4 thoughts on “BORDERLINE WEIRD: THE LIMITS OF CONTROL (2009)”

  1. I totally agree. Jarmusch really does get a lot of mileage out of “plot elements” in this one without any plot and I also agree that the dialogue is not up to snuff (which is weird since his movies usually have great dialogue).

    I also think you’re right about the borderline status – it is kind of weird, but you can definitely find 366 weirder (and better) movies.

  2. It may seem odd, looking at his film output, Jarmusch decided to make an experimental film, but here it is.

    There’s an idea when you’re creating art to pare your idea down to the very bare minimum. Anti-Baroque, if you will. When you do that, you run the risk of losing all the sign posts that would explain what you’re trying to do, which is what Jarmusch has here. I finished the film, but I’m still not sure what exactly he was trying to get at.

    “There are more things in heaven and earth, Horatio, than are dreamt of in your philosophy.”

    Well, sure, if we agree that *SPOILER* Bill Murray is the villain, but the most controlled character in the film is De Bankole, our hero.

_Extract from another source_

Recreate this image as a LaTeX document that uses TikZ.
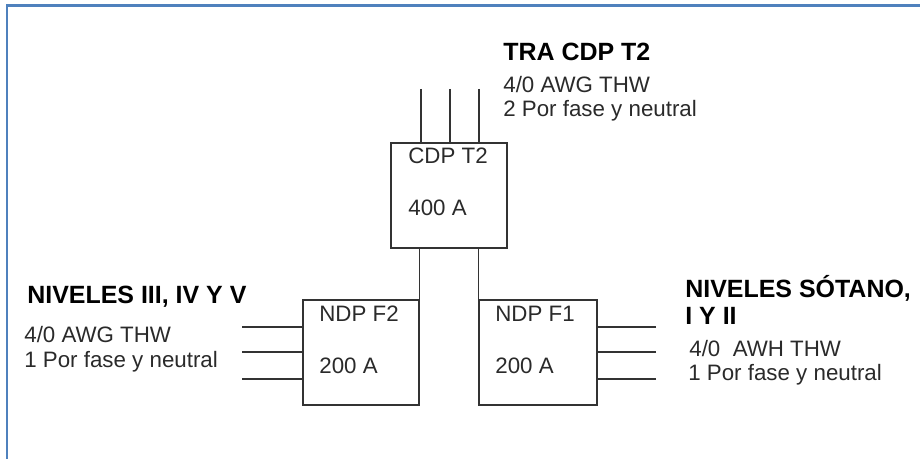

    I actually quite liked the film, but it’s a pretty big departure for Jarmusch. The film is almost Lynchian in its slavery to metaphor. It may be pretty, but I can’t quite shake the feeling that its philosophy is much simpler than the mysteriousness it lays claim to.

    But, hey, boobies!

  3. I didn’t attempt an interpretation of the movie because Jarmusch didn’t give us enough raw material to fashion one. I’m not even sure about your spoiler, Mofo; I think there was not enough information to know who was in the “right” and who was in the “wrong.” If anything, the movie argues that it’s “arbitrary” which side you’re on. I can’t agree that that’s a valuable life lesson, which is why I concluded the film is stuck inside it’s own movie reality and refers to nothing outside itself.